In the bedroom, floor-to-ceiling windows provide the backdrop for the king-size bed, piled high with white linens and surrounded by an organza curtain that falls from a circular ceiling track. The Wow appeal skyrockets in the bathroom, with a Jacuzzi tub for two and a custom spout built into the ceiling that pours a single stream of splash-free water into the tub.
An example of the hotel’s “Whatever, whenever” service policy: A guest who was smitten with a young woman approached the concierge desk. The man asked the concierge to go out and buy the lady whatever she wanted. She wanted a silver TAG Heuer watch, so the concierge grabbed a cab, raced to a jewelry store, bought the watch and delivered it in 30 minutes.
421 West B Street, 619-398-3100; starwoodhotels.com
$279 to $3,000
The $85 million hotel The Ivy is scheduled to open its 159 guestrooms in mid-May. Powerstrip Studio, a team of former Hollywood set designers, has designed the rooms, with amenities that include private butler service. The Envy nightclub will have four levels, and the Eden rooftop bar will include a pool, sundeck and lounge.
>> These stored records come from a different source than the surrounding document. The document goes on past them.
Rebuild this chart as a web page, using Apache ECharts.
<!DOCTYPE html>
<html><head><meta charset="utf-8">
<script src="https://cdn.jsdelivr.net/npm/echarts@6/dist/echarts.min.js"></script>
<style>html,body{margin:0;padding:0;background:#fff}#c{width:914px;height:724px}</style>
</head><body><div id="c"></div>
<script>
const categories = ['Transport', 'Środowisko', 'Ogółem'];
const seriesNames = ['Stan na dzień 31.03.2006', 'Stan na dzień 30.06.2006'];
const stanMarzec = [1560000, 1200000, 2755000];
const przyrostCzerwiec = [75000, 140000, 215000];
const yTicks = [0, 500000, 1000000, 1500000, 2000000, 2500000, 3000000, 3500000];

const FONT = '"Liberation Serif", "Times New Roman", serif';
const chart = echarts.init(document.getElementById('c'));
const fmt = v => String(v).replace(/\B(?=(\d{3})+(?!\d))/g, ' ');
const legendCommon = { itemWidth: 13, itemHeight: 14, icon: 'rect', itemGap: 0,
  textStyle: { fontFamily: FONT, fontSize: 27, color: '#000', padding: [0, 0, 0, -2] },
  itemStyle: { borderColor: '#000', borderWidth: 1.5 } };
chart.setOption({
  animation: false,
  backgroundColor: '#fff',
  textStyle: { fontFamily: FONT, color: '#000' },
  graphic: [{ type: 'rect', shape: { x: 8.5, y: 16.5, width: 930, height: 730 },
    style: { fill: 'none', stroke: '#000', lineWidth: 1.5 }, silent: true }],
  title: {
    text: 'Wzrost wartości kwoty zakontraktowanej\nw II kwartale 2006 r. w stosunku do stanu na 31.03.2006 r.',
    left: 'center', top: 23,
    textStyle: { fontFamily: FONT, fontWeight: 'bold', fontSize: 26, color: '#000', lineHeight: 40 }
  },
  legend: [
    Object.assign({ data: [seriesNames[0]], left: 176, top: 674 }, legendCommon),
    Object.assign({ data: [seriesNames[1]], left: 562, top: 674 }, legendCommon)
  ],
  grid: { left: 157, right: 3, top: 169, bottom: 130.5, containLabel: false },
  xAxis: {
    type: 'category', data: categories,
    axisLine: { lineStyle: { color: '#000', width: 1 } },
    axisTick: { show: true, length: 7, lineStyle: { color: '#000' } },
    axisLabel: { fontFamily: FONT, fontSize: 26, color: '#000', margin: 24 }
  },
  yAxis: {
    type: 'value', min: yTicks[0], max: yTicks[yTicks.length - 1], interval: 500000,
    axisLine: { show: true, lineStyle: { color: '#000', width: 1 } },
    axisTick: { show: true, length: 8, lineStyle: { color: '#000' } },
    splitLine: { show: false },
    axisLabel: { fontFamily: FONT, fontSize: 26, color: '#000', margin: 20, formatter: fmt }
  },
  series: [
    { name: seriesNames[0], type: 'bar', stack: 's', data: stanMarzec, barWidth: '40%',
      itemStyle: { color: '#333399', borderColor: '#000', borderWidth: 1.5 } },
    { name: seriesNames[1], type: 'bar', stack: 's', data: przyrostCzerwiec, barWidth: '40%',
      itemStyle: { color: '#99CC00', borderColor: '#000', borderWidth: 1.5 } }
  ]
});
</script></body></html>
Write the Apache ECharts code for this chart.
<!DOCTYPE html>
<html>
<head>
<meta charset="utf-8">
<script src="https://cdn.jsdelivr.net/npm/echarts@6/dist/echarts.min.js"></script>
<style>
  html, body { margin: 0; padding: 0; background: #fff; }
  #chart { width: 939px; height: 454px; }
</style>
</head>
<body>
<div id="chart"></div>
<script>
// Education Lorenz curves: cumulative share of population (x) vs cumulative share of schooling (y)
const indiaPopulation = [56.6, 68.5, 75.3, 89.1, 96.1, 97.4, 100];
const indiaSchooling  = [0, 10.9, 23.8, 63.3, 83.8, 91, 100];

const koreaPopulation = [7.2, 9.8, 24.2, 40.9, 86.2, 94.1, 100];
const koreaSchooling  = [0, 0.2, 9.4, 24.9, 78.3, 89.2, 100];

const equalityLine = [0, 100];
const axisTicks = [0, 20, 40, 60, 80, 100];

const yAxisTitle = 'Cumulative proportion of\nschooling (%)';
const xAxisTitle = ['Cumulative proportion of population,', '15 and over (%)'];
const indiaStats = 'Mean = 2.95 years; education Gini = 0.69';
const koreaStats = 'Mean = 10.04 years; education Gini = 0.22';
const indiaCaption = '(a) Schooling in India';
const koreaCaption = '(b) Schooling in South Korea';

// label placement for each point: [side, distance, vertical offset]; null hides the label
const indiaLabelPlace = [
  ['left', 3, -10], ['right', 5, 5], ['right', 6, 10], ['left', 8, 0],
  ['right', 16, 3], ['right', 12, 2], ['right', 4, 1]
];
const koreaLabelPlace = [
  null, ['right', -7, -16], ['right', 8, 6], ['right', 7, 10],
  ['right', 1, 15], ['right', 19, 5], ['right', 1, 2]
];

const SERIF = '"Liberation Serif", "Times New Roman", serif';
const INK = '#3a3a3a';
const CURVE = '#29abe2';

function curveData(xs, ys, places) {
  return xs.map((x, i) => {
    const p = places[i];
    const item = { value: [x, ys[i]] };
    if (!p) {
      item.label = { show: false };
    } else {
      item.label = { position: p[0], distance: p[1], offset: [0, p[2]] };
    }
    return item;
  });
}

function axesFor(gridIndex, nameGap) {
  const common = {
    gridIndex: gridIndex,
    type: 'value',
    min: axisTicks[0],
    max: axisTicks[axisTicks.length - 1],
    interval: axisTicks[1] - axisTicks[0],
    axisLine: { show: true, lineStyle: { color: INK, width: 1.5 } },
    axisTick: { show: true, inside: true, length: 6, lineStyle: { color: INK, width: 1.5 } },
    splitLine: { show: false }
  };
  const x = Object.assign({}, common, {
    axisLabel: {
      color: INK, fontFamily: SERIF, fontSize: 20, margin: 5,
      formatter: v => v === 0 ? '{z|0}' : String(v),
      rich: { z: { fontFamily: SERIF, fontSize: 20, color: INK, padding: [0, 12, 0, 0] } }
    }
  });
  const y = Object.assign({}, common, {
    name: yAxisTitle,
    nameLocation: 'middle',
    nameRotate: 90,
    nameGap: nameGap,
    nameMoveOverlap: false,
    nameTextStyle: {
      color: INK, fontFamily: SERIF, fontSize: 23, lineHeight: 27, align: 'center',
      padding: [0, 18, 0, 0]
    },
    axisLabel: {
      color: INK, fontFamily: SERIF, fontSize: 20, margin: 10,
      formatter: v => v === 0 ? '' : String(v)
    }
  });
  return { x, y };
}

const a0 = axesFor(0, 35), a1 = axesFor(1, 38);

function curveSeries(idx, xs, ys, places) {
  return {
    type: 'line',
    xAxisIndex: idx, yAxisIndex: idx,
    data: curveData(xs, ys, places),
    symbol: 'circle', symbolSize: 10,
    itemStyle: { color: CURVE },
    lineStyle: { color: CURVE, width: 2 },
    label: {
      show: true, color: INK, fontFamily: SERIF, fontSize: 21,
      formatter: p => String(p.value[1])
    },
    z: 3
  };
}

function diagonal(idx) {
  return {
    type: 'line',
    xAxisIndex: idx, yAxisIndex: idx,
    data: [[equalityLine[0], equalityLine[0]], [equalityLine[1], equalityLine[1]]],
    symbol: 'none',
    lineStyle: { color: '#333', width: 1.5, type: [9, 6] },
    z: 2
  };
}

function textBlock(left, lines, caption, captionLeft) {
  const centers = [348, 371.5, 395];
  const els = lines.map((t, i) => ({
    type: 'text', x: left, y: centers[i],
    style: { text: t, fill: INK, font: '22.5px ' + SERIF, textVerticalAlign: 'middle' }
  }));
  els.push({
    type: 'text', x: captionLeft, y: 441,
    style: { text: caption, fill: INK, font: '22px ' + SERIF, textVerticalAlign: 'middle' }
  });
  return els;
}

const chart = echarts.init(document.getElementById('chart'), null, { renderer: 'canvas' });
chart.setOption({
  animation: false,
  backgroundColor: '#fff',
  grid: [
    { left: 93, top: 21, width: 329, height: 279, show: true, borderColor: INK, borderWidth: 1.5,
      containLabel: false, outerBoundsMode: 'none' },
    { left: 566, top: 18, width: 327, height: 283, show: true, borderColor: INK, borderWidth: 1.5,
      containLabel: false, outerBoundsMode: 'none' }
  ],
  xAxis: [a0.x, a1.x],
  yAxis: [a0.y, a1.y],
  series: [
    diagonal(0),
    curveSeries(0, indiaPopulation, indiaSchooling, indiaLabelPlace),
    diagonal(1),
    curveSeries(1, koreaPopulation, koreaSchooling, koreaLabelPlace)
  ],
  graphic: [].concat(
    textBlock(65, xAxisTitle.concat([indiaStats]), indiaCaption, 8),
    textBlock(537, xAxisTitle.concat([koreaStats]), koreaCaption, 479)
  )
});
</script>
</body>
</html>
845 Sixth Avenue, 619-814-1000; ivyhotel.com
$450 to $3,000 per night
THE HARD ROCK HOTEL
The motto here: “Status quo? Hell, no.” Guests will be treated like rock stars in 420 rooms that are actually individually owned condominiums, set to open in the fall. There are 17 rock star suites, some equipped with bars, pianos, even electric guitars. There will be a Sky Deck on the fourth floor, a Rock Spa, health club and an outdoor pool.